I'm going to stick my neck out here and politely dissent from
juvela 's ID of the lugset as being by Nervex. The Nervex lugsets typically have somewhat thicker shore lines on most bike frames I see that use them, and if they're thinned they show more taper; also, offhand I can't easily correlate any of them on the chart above with those on the Stan. Allin. R.O. Harrison was one builder who fashioned his own lugs out of (noticeably thinner) sheet metal, and varied the profiles quite a bit from build to build -- I will speculate that this bike is another example of that. The lug profiles on this bike are both simpler and less "rote" than Nervex examples we're all familiar with.
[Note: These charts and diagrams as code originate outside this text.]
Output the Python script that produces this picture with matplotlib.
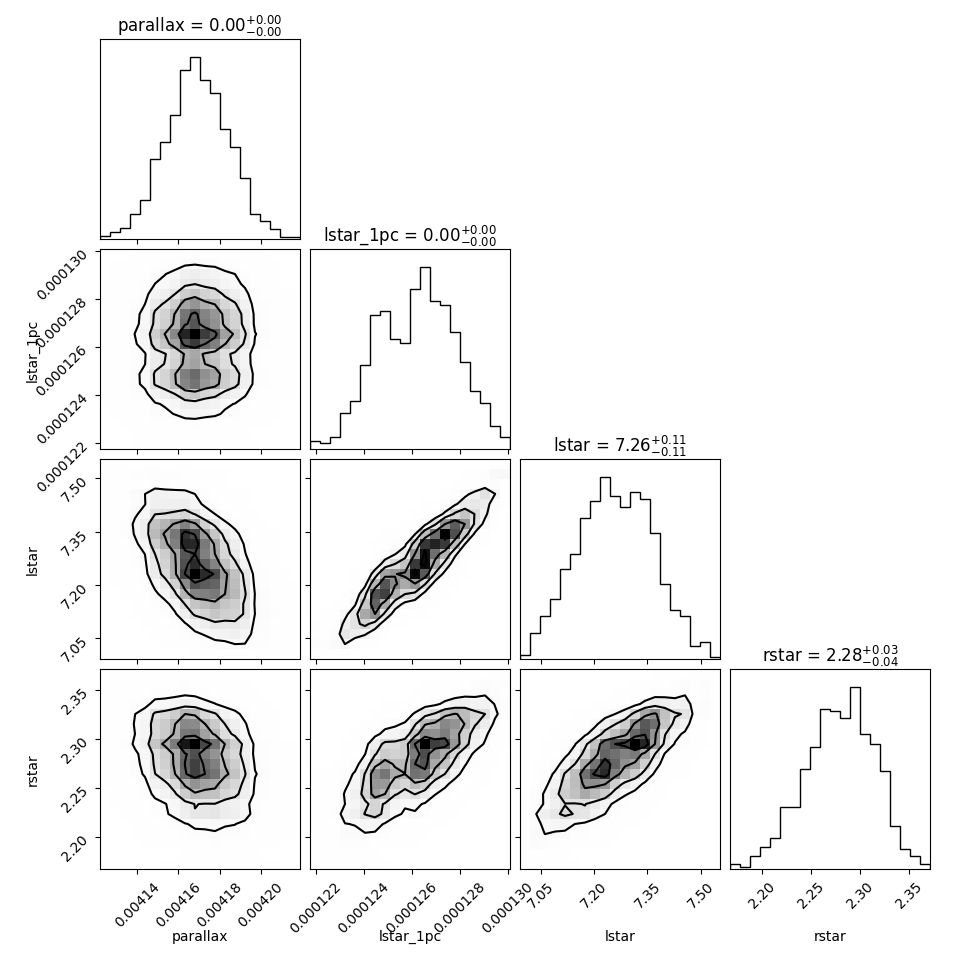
import numpy as np
import matplotlib
matplotlib.use("Agg")
import matplotlib.pyplot as plt
from matplotlib.colors import LinearSegmentedColormap
from math import erf

# parameter names, titles, axis ranges and ticks
labels = ["parallax", "lstar_1pc", "lstar", "rstar"]
titles = [r"parallax = $0.00^{+0.00}_{-0.00}$",
          r"lstar_1pc = $0.00^{+0.00}_{-0.00}$",
          r"lstar = $7.26^{+0.11}_{-0.11}$",
          r"rstar = $2.28^{+0.03}_{-0.04}$"]
ranges = [(0.004122, 0.004219), (0.00012175, 0.0001301), (6.992, 7.554), (2.168, 2.371)]
ticks = [[0.00414, 0.00416, 0.00418, 0.00420],
         [0.000122, 0.000124, 0.000126, 0.000128, 0.000130],
         [7.05, 7.20, 7.35, 7.50],
         [2.20, 2.25, 2.30, 2.35]]

# 20-bin histogram counts (estimated from the step heights)
counts_parallax = [3, 7, 11, 25, 39, 80, 97, 124, 169, 182, 159, 146, 110, 92, 61, 25, 18, 10, 2, 2]
counts_lstar_1pc = [8, 6, 12, 36, 48, 84, 134, 138, 110, 106, 160, 182, 148, 144, 117, 87, 58, 46, 23, 12]
counts_lstar = [4, 26, 43, 60, 90, 105, 141, 158, 182, 163, 152, 167, 160, 126, 75, 49, 43, 13, 17, 2]
counts_rstar = [5, 2, 13, 22, 31, 62, 62, 100, 122, 160, 158, 151, 182, 135, 125, 98, 43, 20, 13, 5]
counts = [counts_parallax, counts_lstar_1pc, counts_lstar, counts_rstar]

# correlation seen in each 2D panel, keyed by (row, column)
corr = {(1, 0): 0.02, (2, 0): -0.5, (2, 1): 0.9,
        (3, 0): -0.25, (3, 1): 0.7, (3, 2): 0.75}

# corner's default contour levels (0.5, 1, 1.5, 2 sigma)
sig = [0.5, 1.0, 1.5, 2.0]
levels = [1 - np.exp(-0.5 * s ** 2) for s in sig]

zgrid = np.linspace(-6, 6, 2001)
cdf_grid = 0.5 * (1 + np.array([erf(z / np.sqrt(2)) for z in zgrid]))


def normal_scores(c):
    """normal score of each bin centre of a histogram"""
    p = np.asarray(c, float)
    u = (np.cumsum(p) - 0.5 * p) / p.sum()
    return np.interp(u, cdf_grid, zgrid)


def joint_hist(cx, cy, rho):
    """2D bin weights built from the two marginals and the panel correlation"""
    a = normal_scores(cx)[:, None]
    b = normal_scores(cy)[None, :]
    cop = np.exp(-(rho ** 2 * (a ** 2 + b ** 2) - 2 * rho * a * b)
                 / (2 * (1 - rho ** 2))) / np.sqrt(1 - rho ** 2)
    return np.outer(cx, cy) * cop


def draw_2d(ax, H, X, Y):
    # contour values enclosing the chosen probability mass
    Hflat = H.flatten()
    Hflat = Hflat[np.argsort(Hflat)[::-1]]
    sm = np.cumsum(Hflat)
    sm /= sm[-1]
    V = np.empty(len(levels))
    for i, v0 in enumerate(levels):
        sel = Hflat[sm <= v0]
        V[i] = sel[-1] if len(sel) else Hflat[0]
    V.sort()

    X1 = 0.5 * (X[1:] + X[:-1])
    Y1 = 0.5 * (Y[1:] + Y[:-1])
    H2 = H.min() + np.zeros((H.shape[0] + 4, H.shape[1] + 4))
    H2[2:-2, 2:-2] = H
    H2[2:-2, 1] = H[:, 0]
    H2[2:-2, -2] = H[:, -1]
    H2[1, 2:-2] = H[0]
    H2[-2, 2:-2] = H[-1]
    H2[1, 1] = H[0, 0]
    H2[1, -2] = H[0, -1]
    H2[-2, 1] = H[-1, 0]
    H2[-2, -2] = H[-1, -1]
    dx = X1[1] - X1[0]
    dy = Y1[1] - Y1[0]
    X2 = np.concatenate([X1[0] + np.array([-2, -1]) * dx, X1, X1[-1] + np.array([1, 2]) * dx])
    Y2 = np.concatenate([Y1[0] + np.array([-2, -1]) * dy, Y1, Y1[-1] + np.array([1, 2]) * dy])

    density_cmap = LinearSegmentedColormap.from_list("density_cmap", ["k", (1, 1, 1, 0)])
    ax.pcolormesh(X, Y, H.max() - H.T, cmap=density_cmap)
    ax.contour(X2, Y2, H2.T, V, colors="k", linewidths=1.5)


K = len(labels)
fig, axes = plt.subplots(K, K, figsize=(9.7, 9.7), dpi=100)
lb = 1.0 / 9.7
tr = 9.3 / 9.7
fig.subplots_adjust(left=lb, bottom=lb, right=tr, top=tr, wspace=0.05, hspace=0.05)

edges = [np.linspace(r[0], r[1], 21) for r in ranges]

for i in range(K):
    for j in range(K):
        ax = axes[i, j]
        if j > i:
            ax.set_frame_on(False)
            ax.set_xticks([])
            ax.set_yticks([])
            continue

        if i == j:
            ax.stairs(counts[i], edges[i], color="k", linewidth=1.0)
            ax.set_ylim(0, 1.1 * max(counts[i]))
            ax.set_yticks([])
            ax.set_title(titles[i], fontsize=12)
        else:
            H = joint_hist(counts[j], counts[i], corr[(i, j)])
            draw_2d(ax, H, edges[j], edges[i])
            ax.set_ylim(ranges[i])
            ax.set_yticks(ticks[i])
            if j == 0:
                ax.tick_params(axis="y", labelrotation=45)
                ax.set_ylabel(labels[i])
                ax.yaxis.set_label_coords(-0.3, 0.5)
            else:
                ax.set_yticklabels([])

        ax.set_xlim(ranges[j])
        ax.set_xticks(ticks[j])
        if i == K - 1:
            ax.tick_params(axis="x", labelrotation=45)
            ax.set_xlabel(labels[j])
            ax.xaxis.set_label_coords(0.5, -0.3)
        else:
            ax.set_xticklabels([])

fig.savefig("out.png", dpi=100)
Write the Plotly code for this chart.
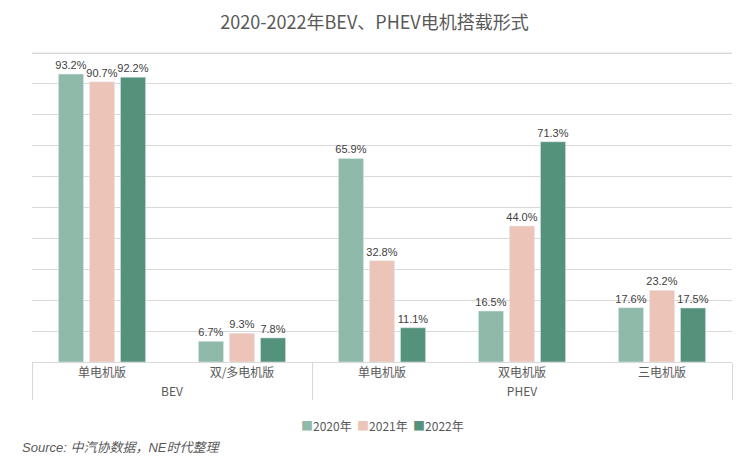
import plotly.graph_objects as go

outer = ["BEV", "BEV", "PHEV", "PHEV", "PHEV"]
inner = ["单电机版", "双/多电机版", "单电机版", "双电机版", "三电机版"]
years = ["2020年", "2021年", "2022年"]
v2020 = [93.2, 6.7, 65.9, 16.5, 17.6]
v2021 = [90.7, 9.3, 32.8, 44.0, 23.2]
v2022 = [92.2, 7.8, 11.1, 71.3, 17.5]
colors = ["#8FB9A8", "#ECC5B8", "#55927B"]

FONT = "Noto Sans CJK SC"
fig = go.Figure()
for name, vals, c in zip(years, [v2020, v2021, v2022], colors):
    fig.add_trace(go.Bar(
        x=[outer, inner], y=vals, name=name, marker_color=c,
        text=[f"{v:.1f}%" for v in vals], textposition="outside",
        constraintext="none",
        textfont=dict(size=11, color="#404040", family="Liberation Sans, Arial"),
        cliponaxis=False, showlegend=False,
    ))

fig.update_layout(
    width=749, height=467,
    paper_bgcolor="white", plot_bgcolor="white",
    margin=dict(l=32, r=17, t=50, b=105),
    title=dict(text="2020-2022年BEV、PHEV电机搭载形式", x=0.5, xanchor="center",
               y=0.951, yanchor="middle",
               font=dict(size=18, color="#595959", family=FONT)),
    barmode="group", bargap=0.335, bargroupgap=0.19,
    font=dict(family=FONT, color="#595959"),
    showlegend=False,
)
fig.update_yaxes(range=[0, 101], tick0=0, dtick=10, showticklabels=False,
                 gridcolor="#D9D9D9", gridwidth=1, zeroline=False, showline=False,
                 automargin=False)
fig.update_xaxes(showline=True, linecolor="#D9D9D9", showdividers=True,
                 dividercolor="#D9D9D9", dividerwidth=1, automargin=False,
                 tickfont=dict(size=12, color="#595959"), ticks="")
fig.add_shape(type="line", xref="paper", yref="paper", x0=0, x1=1,
              y0=100 / 101, y1=100 / 101,
              line=dict(color="#D9D9D9", width=1), layer="below")

legend_txt = "  ".join(
    f"<span style='color:{c}'>■</span>{y}" for y, c in zip(years, colors))
fig.add_annotation(text=legend_txt, xref="paper", yref="paper",
                   x=0.5, y=-0.205, xanchor="center", yanchor="middle", showarrow=False,
                   font=dict(size=12, color="#595959", family=FONT))
fig.add_annotation(text="<i>Source: 中汽协数据，NE时代整理</i>", xref="paper", yref="paper",
                   x=-0.017, y=-0.245, xanchor="left", yanchor="top", showarrow=False,
                   font=dict(size=13, color="#595959", family="Liberation Sans, " + FONT))
fig.write_html("out.html", config={"displayModeBar": False},
               post_script="document.body.style.margin='0';")
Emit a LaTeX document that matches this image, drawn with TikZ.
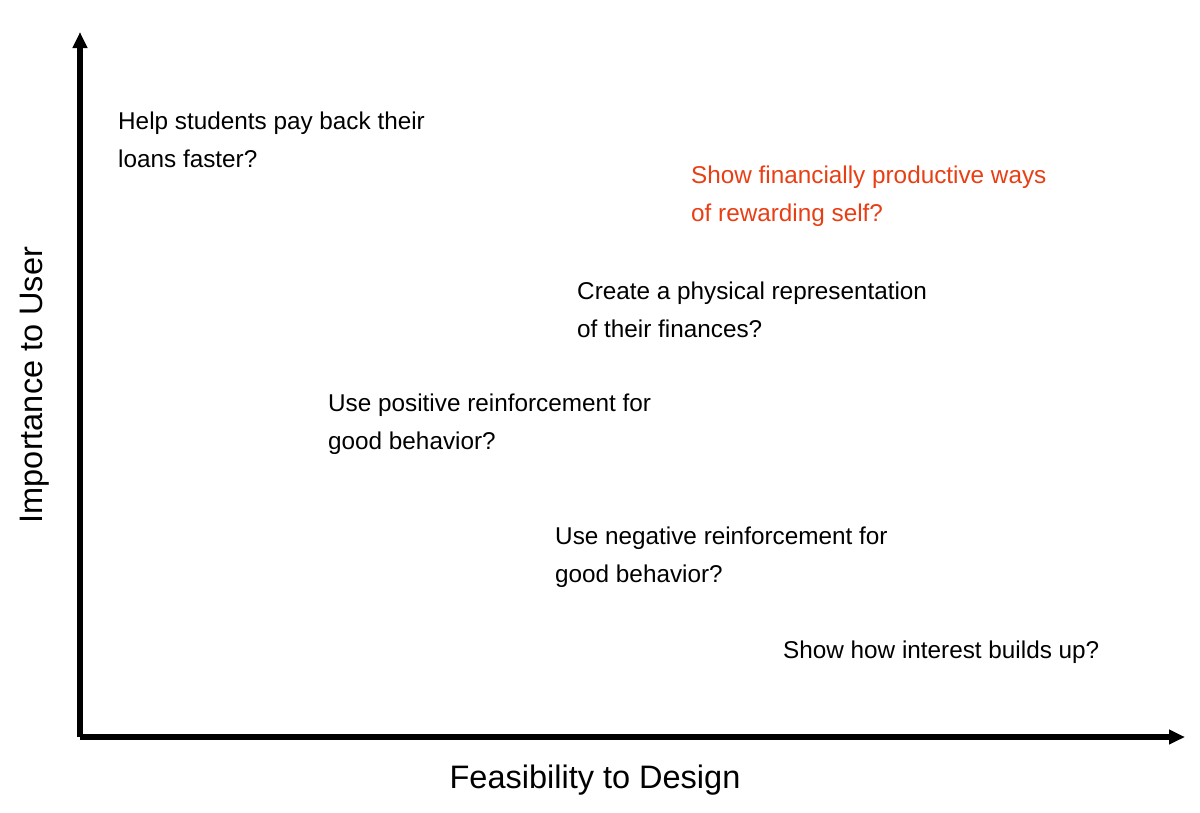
\documentclass[tikz,border=0pt]{standalone}
\usepackage{fontspec}
\setmainfont{Liberation Sans}
\usetikzlibrary{arrows.meta}
\definecolor{ideared}{RGB}{232,62,20}
\tikzstyle{idea}=[anchor=west,align=left,inner sep=0pt,font=\fontsize{24.3}{38}\selectfont]
\tikzstyle{axis}=[-{Triangle[length=16pt,width=14pt]},line width=6pt]
\tikzstyle{axislabel}=[font=\fontsize{32.5}{38}\selectfont]

\begin{document}
\begin{tikzpicture}[x=1pt,y=-1pt]
  \useasboundingbox (0,0) rectangle (1200,812);
  \coordinate (o) at (80,737);
  \coordinate (ytop) at (80,32);
  \coordinate (xend) at (1185,737);
  \draw[axis] (o) -- (ytop);
  \draw[axis] (o) -- (xend);

  \node[axislabel] (xlab) at (595,780) {Feasibility to Design};
  \node[axislabel,rotate=90] (ylab) at (35,385) {Importance to User};

  \node[idea] (loans) at (118,140) {Help students pay back their\\loans faster?};
  \node[idea,text=ideared] (reward) at (691,196) {Show financially productive ways\\of rewarding self?};
  \node[idea] (physical) at (577,310) {Create a physical representation\\of their finances?};
  \node[idea] (positive) at (328,424) {Use positive reinforcement for\\good behavior?};
  \node[idea] (negative) at (555,557) {Use negative reinforcement for\\good behavior?};
  \node[idea] (interest) at (783,652) {Show how interest builds up?};
\end{tikzpicture}
\end{document}
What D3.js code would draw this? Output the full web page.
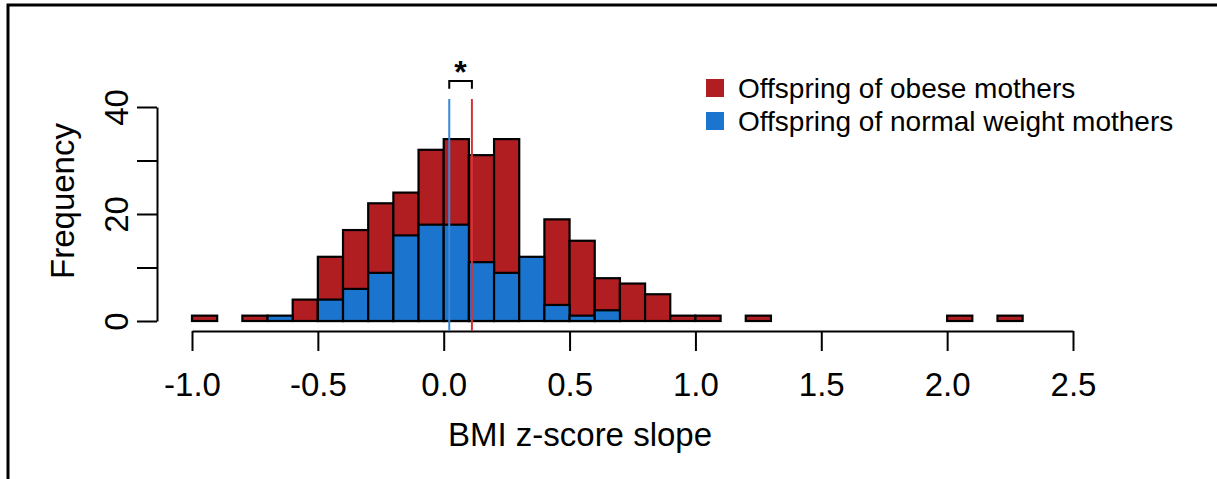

Besides, if it were a Nervex lugset, then why not a Nervex bottom bracket too (which it doesn't appear to have)? And I’m fairly certain that, rather than Nervex 1008, the rear dropouts are "Stallard" pattern ones, which may have been manufactured by Cyclo, used commonly on British frames until the mid-1950s, when Simplex and Campagnolo became more widely used in Britain. Ref. the top figures here:

My guess is that this frame dates from the late 40s or early 50s. I could be wrong (I admit that I'm nowhere near being in
juvela 's league bike-lore-wise), but I would ignore the MAFAC brakes, as a later addition. The Reynolds tubing decal on the seat tube, with the apostrophes on the rotated '531' overlapped by the "with" and "butted" (and no R-in-circle yet) was in use, at least according to the decal purveyor Lloyd, from 1938 to 1953 -- and you can be pretty sure that's native to the frame.
There's a later version with apostrophes, but the text on that one doesn't overlap the '531'. Just sayin'.